Mkwawa University College of Education
- Former names: Mkwawa High School
- Motto: Advancing quality in education, promoting change
- Type: Public
- Established: 2005; 21 years ago
- Chancellor: H.E Dr Jakaya Mrisho Kikwete ( The former President of the United Republic of Tanzania, 2005-2015)
- Vice-Chancellor: Prof. William A. L Anangisye
- Principal: Prof. Deusdedith A.Rwehumbiza
- Location: Iringa, Tanzania 7°45′45″S 35°41′12″E﻿ / ﻿7.76250°S 35.68667°E
- Campus: Urban;
- Constituent college of: University of Dar es Salaam
- Colours: Blue
- Website: University website

= Mkwawa University College of Education =

College in Tanzania

The Mkwawa University College of Education (MUCE) is a constituent college of the University of Dar es Salaam in Iringa, Tanzania.
The College was established in 2005 following the upgrading of the former Mkwawa High School in response to the growing demand for teachers in the country. Since its establishment in 2005, MUCE has achieved various remarkable milestones, including the increase in students’ enrolment, number of both academic and administrative staff along with their notable development to Master's and PhD levels.

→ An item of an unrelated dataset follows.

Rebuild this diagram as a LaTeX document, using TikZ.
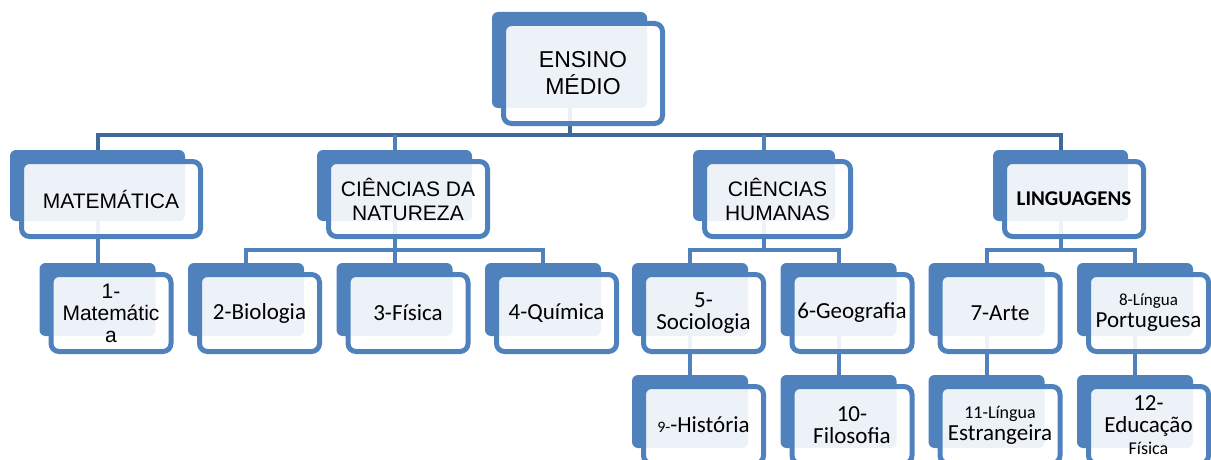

Moreover, the College has undergone massive infrastructural development and established various postgraduate programmes namely; Postgraduate Diploma in Education (PGDE) which is offered by the Faculty of Education, Master of Science with Education (M.Sc.Ed) by the Faculty of Science and Master of Arts with Education (M.A.Ed) offered by the Faculty of Humanities and Social Sciences. More efforts are under way to establish more postgraduate programmes at Master's level and their effective implementation from the academic year 2019/2020.